The beginnings of Mr. Nelson’s tale date back to antiquity, with grain (and, less productively, the plague) carried along paths that may have been the basis of nascent empires and often came to be absorbed by them. Controlling these routes could be a wellspring of wealth and power, as later demonstrated by the rise of Byzantium, with its “pinch point” across the narrow Bosporus strait that connects the Black Sea (used to transport grain grown in the fertile black-earth zone stretching across parts of what is today southern Russia and Ukraine) with, ultimately, the Aegean and Greece’s hungry cities.

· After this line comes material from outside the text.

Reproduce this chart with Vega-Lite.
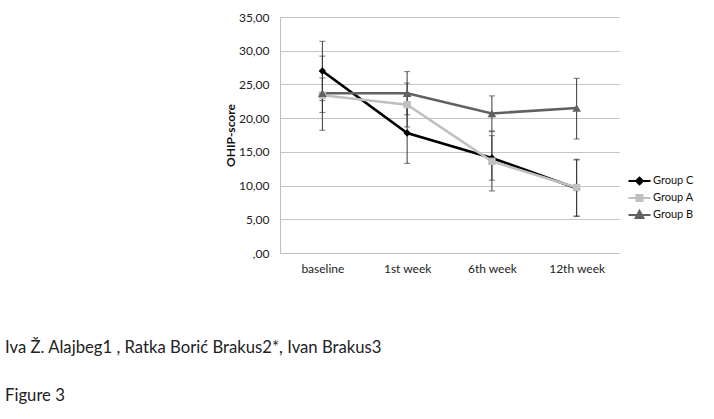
{
  "$schema": "https://vega.github.io/schema/vega-lite/v6.json",
  "autosize": "none",
  "width": 339,
  "height": 236,
  "padding": {"left": 280, "top": 17, "right": 95, "bottom": 166},
  "background": "white",
  "config": {
    "font": "Lato",
    "view": {"stroke": null},
    "axis": {"labelFont": "Lato", "titleFont": "Lato", "labelColor": "#222", "titleColor": "#111"},
    "axisY": {
      "titleFontSize": 12,
      "titleFontWeight": "bold",
      "titlePadding": 1,
      "labelFontSize": 12,
      "labelPadding": 11,
      "ticks": false,
      "domainColor": "#bfbfbf",
      "gridColor": "#c4c4c4",
      "gridWidth": 1
    }
  },
  "title": {
    "text": ["Iva Ž. Alajbeg1 , Ratka Borić Brakus2*, Ivan Brakus3", "Figure 3"],
    "orient": "bottom",
    "anchor": "start",
    "frame": "group",
    "dx": -275,
    "offset": 66,
    "fontSize": 16.7,
    "fontWeight": "normal",
    "lineHeight": 48,
    "color": "#222",
    "font": "Lato"
  },
  "data": {
    "values": [
      {"week": "baseline", "group": "Group C", "ord": 1, "mean": 27.0, "lo": 22.6, "hi": 31.4},
      {"week": "1st week", "group": "Group C", "ord": 1, "mean": 17.8, "lo": 13.3, "hi": 22.3},
      {"week": "6th week", "group": "Group C", "ord": 1, "mean": 14.1, "lo": 10.8, "hi": 17.4},
      {"week": "12th week", "group": "Group C", "ord": 1, "mean": 9.6, "lo": 5.4, "hi": 13.8},
      {"week": "baseline", "group": "Group A", "ord": 2, "mean": 23.4, "lo": 20.85, "hi": 25.95},
      {"week": "1st week", "group": "Group A", "ord": 2, "mean": 22.0, "lo": 18.7, "hi": 25.2},
      {"week": "6th week", "group": "Group A", "ord": 2, "mean": 13.6, "lo": 9.2, "hi": 18.0},
      {"week": "12th week", "group": "Group A", "ord": 2, "mean": 9.7, "lo": 5.5, "hi": 13.9},
      {"week": "baseline", "group": "Group B", "ord": 3, "mean": 23.7, "lo": 18.2, "hi": 29.2},
      {"week": "1st week", "group": "Group B", "ord": 3, "mean": 23.7, "lo": 20.5, "hi": 26.9},
      {"week": "6th week", "group": "Group B", "ord": 3, "mean": 20.7, "lo": 18.1, "hi": 23.3},
      {"week": "12th week", "group": "Group B", "ord": 3, "mean": 21.5, "lo": 16.9, "hi": 25.9}
    ]
  },
  "encoding": {
    "x": {
      "field": "week",
      "type": "ordinal",
      "sort": ["baseline", "1st week", "6th week", "12th week"],
      "scale": {"type": "point", "padding": 0.5},
      "axis": {
        "title": null,
        "labelAngle": 0,
        "labelFontSize": 12,
        "labelPadding": 10,
        "ticks": false,
        "domainColor": "#bfbfbf",
        "domainWidth": 1,
        "grid": false
      }
    }
  },
  "layer": [
    {
      "mark": {"type": "rule", "color": "#3a3a3a", "strokeWidth": 1},
      "encoding": {
        "y": {
          "field": "lo",
          "type": "quantitative",
          "scale": {"domain": [0, 35]},
          "axis": {"title": "OHIP-score", "values": [0, 5, 10, 15, 20, 25, 30, 35], "labelExpr": "datum.value == 0 ? ',00' : replace(format(datum.value, '.2f'), '.', ',')"}
        },
        "y2": {"field": "hi"},
        "detail": {"field": "group"}
      }
    },
    {
      "mark": {"type": "tick", "color": "#3a3a3a", "thickness": 1, "size": 6},
      "encoding": {
        "y": {
          "field": "lo",
          "type": "quantitative",
          "axis": {"title": "OHIP-score", "values": [0, 5, 10, 15, 20, 25, 30, 35], "labelExpr": "datum.value == 0 ? ',00' : replace(format(datum.value, '.2f'), '.', ',')"}
        }
      }
    },
    {
      "mark": {"type": "tick", "color": "#3a3a3a", "thickness": 1, "size": 6},
      "encoding": {
        "y": {
          "field": "hi",
          "type": "quantitative",
          "axis": {"title": "OHIP-score", "values": [0, 5, 10, 15, 20, 25, 30, 35], "labelExpr": "datum.value == 0 ? ',00' : replace(format(datum.value, '.2f'), '.', ',')"}
        }
      }
    },
    {
      "mark": {"type": "line", "strokeWidth": 2.6},
      "encoding": {
        "y": {
          "field": "mean",
          "type": "quantitative",
          "axis": {"title": "OHIP-score", "values": [0, 5, 10, 15, 20, 25, 30, 35], "labelExpr": "datum.value == 0 ? ',00' : replace(format(datum.value, '.2f'), '.', ',')"}
        },
        "color": {
          "field": "group",
          "type": "nominal",
          "scale": {"domain": ["Group C", "Group A", "Group B"], "range": ["#000000", "#c0c0c0", "#616161"]},
          "legend": {
            "title": null,
            "orient": "none",
            "legendX": 350.5,
            "legendY": 155,
            "labelFont": "Lato",
            "labelFontSize": 11,
            "labelColor": "#111",
            "labelOffset": 4.5,
            "symbolSize": 225,
            "rowPadding": 0,
            "encode": {
              "symbols": {
                "update": {
                  "shape": {"signal": "datum.value === 'Group C' ? 'M-1.47,0H1.47M0,-0.44L0.44,0L0,0.44L-0.44,0Z' : datum.value === 'Group A' ? 'M-1.47,0H1.47M-0.4,-0.4H0.4V0.4H-0.4Z' : 'M-1.47,0H1.47M0,-0.53L0.5,0.38L-0.5,0.38Z'"},
                  "fill": {"scale": "color", "field": "value"},
                  "stroke": {"scale": "color", "field": "value"},
                  "strokeWidth": {"value": 2.2},
                  "fillOpacity": {"value": 1},
                  "opacity": {"value": 1}
                }
              }
            }
          }
        },
        "order": {"field": "ord"},
        "detail": {"field": "ord"}
      }
    },
    {
      "transform": [{"filter": "datum.group === 'Group C'"}],
      "mark": {"type": "point", "filled": true, "opacity": 1, "shape": "diamond", "size": 55},
      "encoding": {
        "y": {"field": "mean", "type": "quantitative", "axis": {"title": "OHIP-score", "values": [0, 5, 10, 15, 20, 25, 30, 35], "labelExpr": "datum.value == 0 ? ',00' : replace(format(datum.value, '.2f'), '.', ',')"}},
        "color": {"field": "group", "type": "nominal"}
      }
    },
    {
      "transform": [{"filter": "datum.group === 'Group A'"}],
      "mark": {"type": "point", "filled": true, "opacity": 1, "shape": "square", "size": 55},
      "encoding": {
        "y": {"field": "mean", "type": "quantitative", "axis": {"title": "OHIP-score", "values": [0, 5, 10, 15, 20, 25, 30, 35], "labelExpr": "datum.value == 0 ? ',00' : replace(format(datum.value, '.2f'), '.', ',')"}},
        "color": {"field": "group", "type": "nominal"}
      }
    },
    {
      "transform": [{"filter": "datum.group === 'Group B'"}],
      "mark": {"type": "point", "filled": true, "opacity": 1, "shape": "triangle-up", "size": 75},
      "encoding": {
        "y": {"field": "mean", "type": "quantitative", "axis": {"title": "OHIP-score", "values": [0, 5, 10, 15, 20, 25, 30, 35], "labelExpr": "datum.value == 0 ? ',00' : replace(format(datum.value, '.2f'), '.', ',')"}},
        "color": {"field": "group", "type": "nominal"}
      }
    }
  ]
}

Fast forward through the centuries (Mr. Nelson proceeds at a more leisurely pace) to find Catherine the Great’s Russia purchasing grain on, essentially, credit, to feed the armies that won her the territories that could be used to farm wheat for export, much of it eventually funneled through the purpose-built port of Odessa to enrich Catherine’s realm. Wheat exports to Europe from the young United States meanwhile were constrained by, among other factors, protectionism, distance, the dominance of the cotton trade and political efforts by pro-slavery interests to slow the westward expansion of wheat cultivation. It would, they feared, increase the clout of the free states.
One by one these obstacles fell away. Distance was overcome by better ships, the rediscovery of ancient preservation techniques and the development of railroads linking the Midwest to the eastern seaboard. Tariffs started falling in the aftermath of the potato blight, which had led to the “hungry forties” across much of Europe, triggering catastrophe in Ireland and political turmoil elsewhere. And, of course, the South lost America’s Civil War. Cheap grain from Russia had already transformed much of Europe’s diet and facilitated the concentration of populations in cities that became centers of industry, commerce and capital, a process accelerated by the addition of bargain-priced American grain into the mix.

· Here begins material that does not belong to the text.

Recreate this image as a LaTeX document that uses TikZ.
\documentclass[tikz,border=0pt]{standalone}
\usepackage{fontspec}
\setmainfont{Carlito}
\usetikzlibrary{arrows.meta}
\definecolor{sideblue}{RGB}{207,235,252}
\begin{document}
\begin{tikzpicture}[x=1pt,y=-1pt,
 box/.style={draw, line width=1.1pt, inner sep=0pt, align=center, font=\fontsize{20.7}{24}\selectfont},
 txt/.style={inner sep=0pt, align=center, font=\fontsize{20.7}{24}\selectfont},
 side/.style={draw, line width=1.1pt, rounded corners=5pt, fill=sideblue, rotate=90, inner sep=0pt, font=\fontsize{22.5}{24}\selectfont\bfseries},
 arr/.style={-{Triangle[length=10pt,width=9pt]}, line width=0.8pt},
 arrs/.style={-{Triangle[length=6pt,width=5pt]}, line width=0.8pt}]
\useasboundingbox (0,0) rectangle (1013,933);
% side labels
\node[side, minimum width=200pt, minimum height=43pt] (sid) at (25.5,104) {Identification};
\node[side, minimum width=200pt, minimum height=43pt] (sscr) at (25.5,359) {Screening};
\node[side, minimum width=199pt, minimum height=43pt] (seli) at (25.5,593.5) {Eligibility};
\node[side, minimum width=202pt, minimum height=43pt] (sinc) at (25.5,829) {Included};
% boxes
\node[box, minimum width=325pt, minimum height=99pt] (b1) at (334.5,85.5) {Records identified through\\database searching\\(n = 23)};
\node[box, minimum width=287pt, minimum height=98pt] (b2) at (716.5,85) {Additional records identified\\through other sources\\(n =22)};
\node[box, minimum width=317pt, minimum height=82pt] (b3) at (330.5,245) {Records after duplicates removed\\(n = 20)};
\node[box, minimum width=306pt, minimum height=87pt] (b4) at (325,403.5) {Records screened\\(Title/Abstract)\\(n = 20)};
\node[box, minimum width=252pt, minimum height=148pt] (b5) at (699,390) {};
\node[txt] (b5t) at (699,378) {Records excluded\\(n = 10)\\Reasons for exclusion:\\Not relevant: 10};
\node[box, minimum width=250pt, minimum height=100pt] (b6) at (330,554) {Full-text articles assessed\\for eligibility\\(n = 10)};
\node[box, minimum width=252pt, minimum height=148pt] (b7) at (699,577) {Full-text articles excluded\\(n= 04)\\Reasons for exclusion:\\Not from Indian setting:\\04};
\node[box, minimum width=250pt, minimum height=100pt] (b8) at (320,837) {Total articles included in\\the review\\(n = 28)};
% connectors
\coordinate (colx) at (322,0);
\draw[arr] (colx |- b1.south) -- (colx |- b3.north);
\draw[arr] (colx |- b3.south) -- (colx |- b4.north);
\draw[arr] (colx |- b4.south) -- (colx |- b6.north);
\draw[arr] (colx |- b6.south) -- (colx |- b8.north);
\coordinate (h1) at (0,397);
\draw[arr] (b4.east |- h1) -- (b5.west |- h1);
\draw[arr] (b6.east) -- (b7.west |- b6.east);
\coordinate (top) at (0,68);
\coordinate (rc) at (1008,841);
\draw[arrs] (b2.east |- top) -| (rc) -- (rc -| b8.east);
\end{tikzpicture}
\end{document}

As we know, progress can come with a dark side. Mr. Nelson recounts how a “cereal corridor” from Antwerp in Belgium contributed to Prussia’s victory in the Franco-Prussian War, a giant step along the way to 1914. The cascade of American grain, especially when paired with disruptive financial and other innovation (from underwater telegraphy to blasting out new trade routes with nitroglycerin) was, whether directly or indirectly, the source of mayhem as well as advance, responsible for busts, such as in the value of European farmland, as well as booms. The consequences of economic upheaval are rarely economic alone. The damage done to Austria-Hungary’s lucrative flour trade was yet another factor undermining a tottering empire. On the other hand, imported grain was now so cheap that Europe’s powers could safely tax it. “Grain tariffs,” writes Mr. Nelson, “helped build railroads and battleships.”

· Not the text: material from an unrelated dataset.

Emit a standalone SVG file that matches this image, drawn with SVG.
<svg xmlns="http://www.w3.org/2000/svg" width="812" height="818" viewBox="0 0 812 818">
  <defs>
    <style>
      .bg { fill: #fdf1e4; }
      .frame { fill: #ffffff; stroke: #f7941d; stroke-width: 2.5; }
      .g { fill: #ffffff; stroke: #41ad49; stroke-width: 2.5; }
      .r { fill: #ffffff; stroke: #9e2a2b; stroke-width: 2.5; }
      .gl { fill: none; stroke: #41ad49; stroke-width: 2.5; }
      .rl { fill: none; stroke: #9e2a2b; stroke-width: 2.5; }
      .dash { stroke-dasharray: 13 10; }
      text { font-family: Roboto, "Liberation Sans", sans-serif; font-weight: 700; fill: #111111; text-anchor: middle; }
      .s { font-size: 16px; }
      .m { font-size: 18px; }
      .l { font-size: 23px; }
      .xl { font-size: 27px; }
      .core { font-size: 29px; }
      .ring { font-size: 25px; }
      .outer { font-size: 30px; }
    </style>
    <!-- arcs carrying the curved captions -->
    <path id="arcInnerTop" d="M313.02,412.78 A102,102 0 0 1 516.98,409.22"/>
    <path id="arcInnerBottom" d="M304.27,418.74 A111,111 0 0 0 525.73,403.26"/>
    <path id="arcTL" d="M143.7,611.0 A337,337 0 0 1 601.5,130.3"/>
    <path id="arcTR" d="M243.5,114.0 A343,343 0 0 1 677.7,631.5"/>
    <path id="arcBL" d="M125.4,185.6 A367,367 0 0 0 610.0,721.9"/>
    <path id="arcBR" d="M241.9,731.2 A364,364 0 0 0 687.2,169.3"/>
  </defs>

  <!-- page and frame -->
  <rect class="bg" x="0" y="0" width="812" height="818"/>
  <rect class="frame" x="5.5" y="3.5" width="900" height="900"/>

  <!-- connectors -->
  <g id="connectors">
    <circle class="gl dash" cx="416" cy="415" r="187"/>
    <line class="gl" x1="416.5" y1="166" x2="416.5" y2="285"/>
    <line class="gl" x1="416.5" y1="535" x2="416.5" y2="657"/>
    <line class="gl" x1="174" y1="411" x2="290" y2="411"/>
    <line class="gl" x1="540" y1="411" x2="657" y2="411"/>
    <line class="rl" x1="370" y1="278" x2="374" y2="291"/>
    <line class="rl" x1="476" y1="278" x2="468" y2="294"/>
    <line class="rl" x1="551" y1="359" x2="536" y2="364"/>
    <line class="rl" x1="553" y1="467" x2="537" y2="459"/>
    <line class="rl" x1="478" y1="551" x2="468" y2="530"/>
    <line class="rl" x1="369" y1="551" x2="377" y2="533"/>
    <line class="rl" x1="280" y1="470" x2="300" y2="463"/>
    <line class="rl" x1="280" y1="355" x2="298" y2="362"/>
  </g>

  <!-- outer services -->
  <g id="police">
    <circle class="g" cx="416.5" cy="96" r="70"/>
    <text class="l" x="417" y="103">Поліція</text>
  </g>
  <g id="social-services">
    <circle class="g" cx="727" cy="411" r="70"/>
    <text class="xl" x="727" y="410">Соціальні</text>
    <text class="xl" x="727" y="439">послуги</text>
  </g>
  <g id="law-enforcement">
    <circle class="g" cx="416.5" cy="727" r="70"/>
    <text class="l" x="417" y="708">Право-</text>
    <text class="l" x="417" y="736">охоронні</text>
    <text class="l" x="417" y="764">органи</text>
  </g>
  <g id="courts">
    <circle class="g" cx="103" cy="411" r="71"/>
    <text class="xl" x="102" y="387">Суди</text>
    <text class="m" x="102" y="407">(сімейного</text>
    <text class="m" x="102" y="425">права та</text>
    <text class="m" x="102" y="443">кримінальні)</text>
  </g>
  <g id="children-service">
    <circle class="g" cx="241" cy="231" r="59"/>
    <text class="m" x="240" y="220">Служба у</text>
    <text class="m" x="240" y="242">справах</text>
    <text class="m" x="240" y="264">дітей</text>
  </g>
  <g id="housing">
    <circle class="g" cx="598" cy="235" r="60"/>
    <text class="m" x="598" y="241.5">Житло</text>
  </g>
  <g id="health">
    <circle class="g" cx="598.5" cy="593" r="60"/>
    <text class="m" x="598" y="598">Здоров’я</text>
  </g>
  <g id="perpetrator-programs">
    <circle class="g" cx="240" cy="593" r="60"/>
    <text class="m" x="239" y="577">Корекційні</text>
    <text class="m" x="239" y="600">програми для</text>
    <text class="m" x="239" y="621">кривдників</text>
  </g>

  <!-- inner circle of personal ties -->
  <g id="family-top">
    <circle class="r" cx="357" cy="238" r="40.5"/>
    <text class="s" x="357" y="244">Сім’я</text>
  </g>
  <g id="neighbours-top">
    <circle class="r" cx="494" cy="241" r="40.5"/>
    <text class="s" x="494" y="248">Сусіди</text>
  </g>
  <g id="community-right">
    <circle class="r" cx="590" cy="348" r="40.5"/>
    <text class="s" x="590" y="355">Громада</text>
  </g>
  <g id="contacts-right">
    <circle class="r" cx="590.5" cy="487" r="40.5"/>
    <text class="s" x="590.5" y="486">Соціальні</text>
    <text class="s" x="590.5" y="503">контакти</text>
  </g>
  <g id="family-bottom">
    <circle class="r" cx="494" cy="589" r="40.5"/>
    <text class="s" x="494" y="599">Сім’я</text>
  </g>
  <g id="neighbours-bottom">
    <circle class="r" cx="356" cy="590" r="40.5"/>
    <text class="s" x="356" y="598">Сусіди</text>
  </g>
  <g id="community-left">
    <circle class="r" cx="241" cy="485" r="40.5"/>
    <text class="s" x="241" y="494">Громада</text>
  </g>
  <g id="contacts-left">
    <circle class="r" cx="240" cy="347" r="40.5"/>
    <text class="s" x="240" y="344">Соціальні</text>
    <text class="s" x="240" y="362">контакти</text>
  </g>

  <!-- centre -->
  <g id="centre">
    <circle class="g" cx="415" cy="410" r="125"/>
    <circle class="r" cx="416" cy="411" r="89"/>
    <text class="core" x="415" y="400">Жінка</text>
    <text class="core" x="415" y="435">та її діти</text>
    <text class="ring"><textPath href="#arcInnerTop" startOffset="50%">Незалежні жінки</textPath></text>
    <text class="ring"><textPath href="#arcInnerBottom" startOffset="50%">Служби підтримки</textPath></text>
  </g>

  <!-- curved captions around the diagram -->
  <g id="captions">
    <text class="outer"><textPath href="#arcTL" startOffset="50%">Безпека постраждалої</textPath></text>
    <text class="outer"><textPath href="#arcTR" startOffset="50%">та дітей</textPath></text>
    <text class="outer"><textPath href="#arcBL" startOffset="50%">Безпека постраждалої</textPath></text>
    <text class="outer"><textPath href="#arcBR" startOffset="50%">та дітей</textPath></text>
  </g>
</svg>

Unsurprisingly, Mr. Nelson maintains that “grain was key to almost every stage of World War I.” Even if “key” and “almost every” overstates matters, he is right to stress the importance of food supplies (or the lack of them) to how the war was fought and to its outcome. He is also right to highlight Russian concerns over the Bosporus pinch point as a cause of the conflict, although quite how proximate a cause is, like so much else about the early summer of 1914, infinitely debatable. Grain too played a critical role in the chaos that finally overwhelmed the Russian empire in 1917, and in the contest for its domains that ensued. That no small part of that revolved around Ukraine’s rich wheatlands is not, this week, a reassuring thought.